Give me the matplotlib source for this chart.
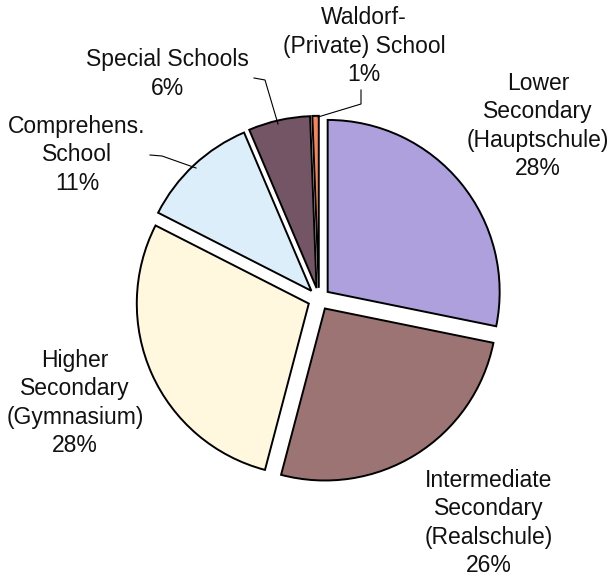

--

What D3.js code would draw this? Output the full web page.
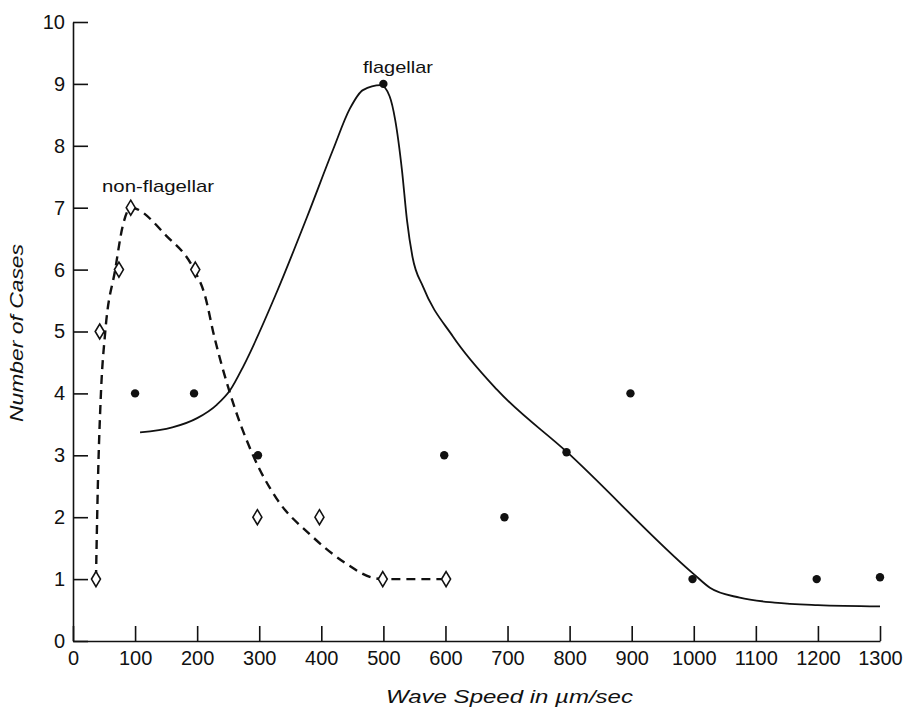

---

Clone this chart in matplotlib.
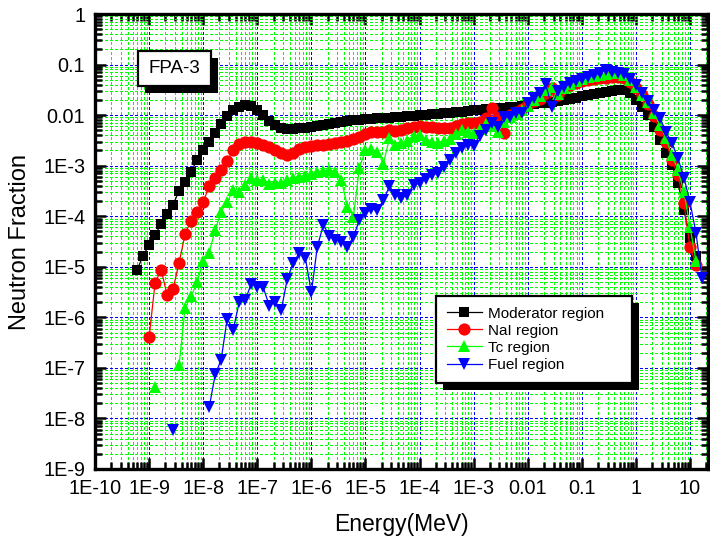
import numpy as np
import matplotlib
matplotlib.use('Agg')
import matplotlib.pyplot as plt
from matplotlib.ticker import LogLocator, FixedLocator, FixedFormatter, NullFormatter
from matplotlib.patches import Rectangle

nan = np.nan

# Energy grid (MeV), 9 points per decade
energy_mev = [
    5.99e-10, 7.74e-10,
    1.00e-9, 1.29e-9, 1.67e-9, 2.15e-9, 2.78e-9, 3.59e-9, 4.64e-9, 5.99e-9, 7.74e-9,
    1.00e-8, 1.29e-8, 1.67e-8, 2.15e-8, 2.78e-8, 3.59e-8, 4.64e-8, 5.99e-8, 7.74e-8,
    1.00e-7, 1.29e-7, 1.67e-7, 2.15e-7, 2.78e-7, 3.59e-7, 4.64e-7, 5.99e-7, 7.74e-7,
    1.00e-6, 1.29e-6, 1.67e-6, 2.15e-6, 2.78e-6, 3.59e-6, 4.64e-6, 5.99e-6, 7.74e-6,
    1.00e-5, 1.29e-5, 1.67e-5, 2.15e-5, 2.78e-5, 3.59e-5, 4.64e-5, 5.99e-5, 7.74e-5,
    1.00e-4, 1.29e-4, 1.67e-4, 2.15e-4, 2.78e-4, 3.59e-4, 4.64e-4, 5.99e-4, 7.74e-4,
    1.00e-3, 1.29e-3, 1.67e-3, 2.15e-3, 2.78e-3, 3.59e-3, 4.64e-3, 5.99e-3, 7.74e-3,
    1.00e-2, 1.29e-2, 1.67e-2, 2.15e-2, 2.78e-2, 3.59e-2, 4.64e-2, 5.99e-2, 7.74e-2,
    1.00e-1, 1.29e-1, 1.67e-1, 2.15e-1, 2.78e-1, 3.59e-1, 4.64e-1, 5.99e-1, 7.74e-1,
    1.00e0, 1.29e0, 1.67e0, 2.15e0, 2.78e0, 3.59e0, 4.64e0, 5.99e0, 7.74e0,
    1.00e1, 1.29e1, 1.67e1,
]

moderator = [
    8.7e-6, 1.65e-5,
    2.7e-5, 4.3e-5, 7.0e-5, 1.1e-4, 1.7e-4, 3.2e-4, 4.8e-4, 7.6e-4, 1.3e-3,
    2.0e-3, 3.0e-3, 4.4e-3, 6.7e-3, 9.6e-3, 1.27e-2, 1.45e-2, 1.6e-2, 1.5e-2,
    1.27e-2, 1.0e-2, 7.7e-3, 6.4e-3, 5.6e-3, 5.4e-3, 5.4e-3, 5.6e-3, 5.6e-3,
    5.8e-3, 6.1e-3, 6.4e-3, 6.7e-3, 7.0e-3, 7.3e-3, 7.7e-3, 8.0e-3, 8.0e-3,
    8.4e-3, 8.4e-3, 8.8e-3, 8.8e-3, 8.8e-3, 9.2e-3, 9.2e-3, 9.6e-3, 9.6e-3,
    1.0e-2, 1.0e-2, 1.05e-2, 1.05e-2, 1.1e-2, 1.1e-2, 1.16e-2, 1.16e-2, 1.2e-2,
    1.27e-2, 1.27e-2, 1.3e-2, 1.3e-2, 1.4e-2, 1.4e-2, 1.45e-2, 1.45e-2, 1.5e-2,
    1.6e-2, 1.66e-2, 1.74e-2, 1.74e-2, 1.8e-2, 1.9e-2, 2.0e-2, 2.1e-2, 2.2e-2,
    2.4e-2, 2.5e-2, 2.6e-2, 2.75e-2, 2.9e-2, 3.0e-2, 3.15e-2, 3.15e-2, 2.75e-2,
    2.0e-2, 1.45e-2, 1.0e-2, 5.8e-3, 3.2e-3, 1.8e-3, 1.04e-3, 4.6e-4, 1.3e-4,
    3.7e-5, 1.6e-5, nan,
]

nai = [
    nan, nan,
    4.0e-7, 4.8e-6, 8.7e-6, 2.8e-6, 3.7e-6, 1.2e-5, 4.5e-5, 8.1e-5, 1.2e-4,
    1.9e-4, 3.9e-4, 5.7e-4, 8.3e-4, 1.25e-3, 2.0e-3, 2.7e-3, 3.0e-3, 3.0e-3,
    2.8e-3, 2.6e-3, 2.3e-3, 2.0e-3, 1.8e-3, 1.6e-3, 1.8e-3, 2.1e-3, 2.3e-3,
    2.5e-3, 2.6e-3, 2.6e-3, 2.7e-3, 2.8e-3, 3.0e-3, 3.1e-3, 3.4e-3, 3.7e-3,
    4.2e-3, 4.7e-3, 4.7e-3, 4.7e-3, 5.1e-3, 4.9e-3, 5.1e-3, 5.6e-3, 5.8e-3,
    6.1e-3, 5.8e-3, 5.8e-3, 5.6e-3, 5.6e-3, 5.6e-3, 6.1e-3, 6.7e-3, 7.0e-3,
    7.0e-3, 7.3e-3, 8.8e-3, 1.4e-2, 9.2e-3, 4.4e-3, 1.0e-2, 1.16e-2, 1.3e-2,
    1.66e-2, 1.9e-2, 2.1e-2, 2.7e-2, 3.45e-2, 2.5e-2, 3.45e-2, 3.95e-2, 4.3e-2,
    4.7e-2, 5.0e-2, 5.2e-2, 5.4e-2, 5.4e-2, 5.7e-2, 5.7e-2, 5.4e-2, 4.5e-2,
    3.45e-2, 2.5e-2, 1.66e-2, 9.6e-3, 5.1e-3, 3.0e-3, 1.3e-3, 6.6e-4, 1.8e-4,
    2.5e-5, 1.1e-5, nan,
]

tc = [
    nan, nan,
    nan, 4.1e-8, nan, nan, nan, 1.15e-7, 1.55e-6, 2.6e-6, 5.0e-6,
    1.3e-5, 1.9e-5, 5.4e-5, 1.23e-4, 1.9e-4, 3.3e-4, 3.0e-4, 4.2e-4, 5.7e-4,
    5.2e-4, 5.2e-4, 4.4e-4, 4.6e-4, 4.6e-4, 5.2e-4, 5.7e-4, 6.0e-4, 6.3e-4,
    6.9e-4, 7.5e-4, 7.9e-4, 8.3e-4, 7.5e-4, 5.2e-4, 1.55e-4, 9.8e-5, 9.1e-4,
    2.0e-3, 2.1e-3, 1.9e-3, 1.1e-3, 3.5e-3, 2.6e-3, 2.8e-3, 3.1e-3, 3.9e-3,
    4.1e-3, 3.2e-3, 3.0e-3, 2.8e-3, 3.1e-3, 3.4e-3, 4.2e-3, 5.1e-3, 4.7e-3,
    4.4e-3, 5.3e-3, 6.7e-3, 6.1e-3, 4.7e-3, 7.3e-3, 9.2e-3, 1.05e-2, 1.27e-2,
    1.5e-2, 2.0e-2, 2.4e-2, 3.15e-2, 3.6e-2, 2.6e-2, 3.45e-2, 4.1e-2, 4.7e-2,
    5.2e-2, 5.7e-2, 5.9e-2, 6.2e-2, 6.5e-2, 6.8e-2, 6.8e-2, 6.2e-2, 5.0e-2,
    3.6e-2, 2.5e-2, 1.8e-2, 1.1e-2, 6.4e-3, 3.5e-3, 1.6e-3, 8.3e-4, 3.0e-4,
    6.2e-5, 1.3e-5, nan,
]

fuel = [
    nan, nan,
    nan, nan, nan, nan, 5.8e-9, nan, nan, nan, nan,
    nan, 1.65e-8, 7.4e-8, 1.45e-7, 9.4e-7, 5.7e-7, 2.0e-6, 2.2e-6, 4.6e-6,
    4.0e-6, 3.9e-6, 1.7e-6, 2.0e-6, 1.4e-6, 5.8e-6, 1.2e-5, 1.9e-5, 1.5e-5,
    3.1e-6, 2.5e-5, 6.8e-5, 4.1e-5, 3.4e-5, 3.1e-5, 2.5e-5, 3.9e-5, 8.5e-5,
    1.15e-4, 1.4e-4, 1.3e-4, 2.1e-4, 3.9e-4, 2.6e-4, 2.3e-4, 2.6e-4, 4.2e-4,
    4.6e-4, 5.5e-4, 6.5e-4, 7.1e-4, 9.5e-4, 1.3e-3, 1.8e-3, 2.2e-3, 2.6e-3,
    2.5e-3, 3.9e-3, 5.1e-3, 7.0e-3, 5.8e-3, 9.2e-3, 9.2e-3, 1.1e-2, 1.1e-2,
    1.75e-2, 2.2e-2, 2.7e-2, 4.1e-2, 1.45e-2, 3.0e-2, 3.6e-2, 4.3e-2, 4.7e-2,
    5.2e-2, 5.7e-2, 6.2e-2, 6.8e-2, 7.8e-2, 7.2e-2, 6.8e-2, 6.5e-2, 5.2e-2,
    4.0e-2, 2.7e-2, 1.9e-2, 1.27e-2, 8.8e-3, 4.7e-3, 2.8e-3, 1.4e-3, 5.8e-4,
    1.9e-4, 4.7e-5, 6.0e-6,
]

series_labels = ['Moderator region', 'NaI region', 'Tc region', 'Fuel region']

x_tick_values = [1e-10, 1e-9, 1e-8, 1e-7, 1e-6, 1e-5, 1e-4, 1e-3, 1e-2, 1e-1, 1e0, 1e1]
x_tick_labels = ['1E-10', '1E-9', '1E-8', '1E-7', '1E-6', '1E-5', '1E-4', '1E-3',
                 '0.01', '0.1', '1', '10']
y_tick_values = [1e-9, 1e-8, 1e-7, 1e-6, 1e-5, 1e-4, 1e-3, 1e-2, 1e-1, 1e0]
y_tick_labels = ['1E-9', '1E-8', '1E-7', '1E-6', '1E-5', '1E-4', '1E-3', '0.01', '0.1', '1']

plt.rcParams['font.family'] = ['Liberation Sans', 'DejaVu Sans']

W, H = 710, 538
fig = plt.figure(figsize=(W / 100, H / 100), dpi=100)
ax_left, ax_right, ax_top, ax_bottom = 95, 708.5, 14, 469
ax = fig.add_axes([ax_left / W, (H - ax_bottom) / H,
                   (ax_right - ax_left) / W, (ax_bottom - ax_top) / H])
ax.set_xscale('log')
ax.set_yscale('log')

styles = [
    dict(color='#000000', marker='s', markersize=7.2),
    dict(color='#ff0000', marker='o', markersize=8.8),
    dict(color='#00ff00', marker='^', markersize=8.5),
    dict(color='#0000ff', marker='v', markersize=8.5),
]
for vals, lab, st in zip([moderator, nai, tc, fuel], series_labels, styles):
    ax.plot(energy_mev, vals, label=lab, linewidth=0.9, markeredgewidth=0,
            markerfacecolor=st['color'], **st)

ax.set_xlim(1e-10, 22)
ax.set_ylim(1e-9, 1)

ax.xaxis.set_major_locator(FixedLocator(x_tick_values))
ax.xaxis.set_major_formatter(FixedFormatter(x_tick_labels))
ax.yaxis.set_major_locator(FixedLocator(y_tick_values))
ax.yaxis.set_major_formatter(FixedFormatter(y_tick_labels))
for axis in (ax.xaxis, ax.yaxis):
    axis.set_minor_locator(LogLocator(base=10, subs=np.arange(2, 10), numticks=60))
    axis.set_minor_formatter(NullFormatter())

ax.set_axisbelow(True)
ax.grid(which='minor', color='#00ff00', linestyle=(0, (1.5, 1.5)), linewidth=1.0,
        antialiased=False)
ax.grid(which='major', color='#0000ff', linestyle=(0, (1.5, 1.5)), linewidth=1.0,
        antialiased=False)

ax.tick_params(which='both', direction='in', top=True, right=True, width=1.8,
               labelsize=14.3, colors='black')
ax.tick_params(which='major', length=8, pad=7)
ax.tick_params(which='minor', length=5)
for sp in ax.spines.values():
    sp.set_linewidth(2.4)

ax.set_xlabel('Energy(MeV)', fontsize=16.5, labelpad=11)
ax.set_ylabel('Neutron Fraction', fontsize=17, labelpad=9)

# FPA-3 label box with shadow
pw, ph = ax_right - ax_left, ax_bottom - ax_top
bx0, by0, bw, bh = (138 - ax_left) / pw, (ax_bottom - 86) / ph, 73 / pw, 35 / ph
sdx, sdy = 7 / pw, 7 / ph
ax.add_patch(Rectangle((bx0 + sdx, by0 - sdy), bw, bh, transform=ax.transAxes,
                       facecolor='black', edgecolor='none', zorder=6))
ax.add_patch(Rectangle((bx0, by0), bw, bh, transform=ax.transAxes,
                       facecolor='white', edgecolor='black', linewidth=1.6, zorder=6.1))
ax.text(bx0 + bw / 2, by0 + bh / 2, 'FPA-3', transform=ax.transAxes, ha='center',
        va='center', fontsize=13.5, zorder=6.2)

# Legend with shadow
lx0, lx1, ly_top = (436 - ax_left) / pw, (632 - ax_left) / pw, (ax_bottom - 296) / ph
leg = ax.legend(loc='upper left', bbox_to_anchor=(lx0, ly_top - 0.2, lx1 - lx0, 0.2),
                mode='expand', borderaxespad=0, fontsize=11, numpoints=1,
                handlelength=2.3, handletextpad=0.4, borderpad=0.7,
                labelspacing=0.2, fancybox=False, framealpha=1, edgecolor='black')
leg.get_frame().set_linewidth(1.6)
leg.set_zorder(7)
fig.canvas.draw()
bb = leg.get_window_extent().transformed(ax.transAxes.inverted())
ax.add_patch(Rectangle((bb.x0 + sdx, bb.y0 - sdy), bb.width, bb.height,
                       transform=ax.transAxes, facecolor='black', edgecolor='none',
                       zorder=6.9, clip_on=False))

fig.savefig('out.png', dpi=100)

**Written request:** Copy exactly the stretch of lines that starts at the line holding "Clone this chart in matplotlib." and ends at the line holding "nan = np.nan". Drop the pictures.

**The result:**
Clone this chart in matplotlib.
import numpy as np
import matplotlib
matplotlib.use('Agg')
import matplotlib.pyplot as plt
from matplotlib.ticker import LogLocator, FixedLocator, FixedFormatter, NullFormatter
from matplotlib.patches import Rectangle

nan = np.nan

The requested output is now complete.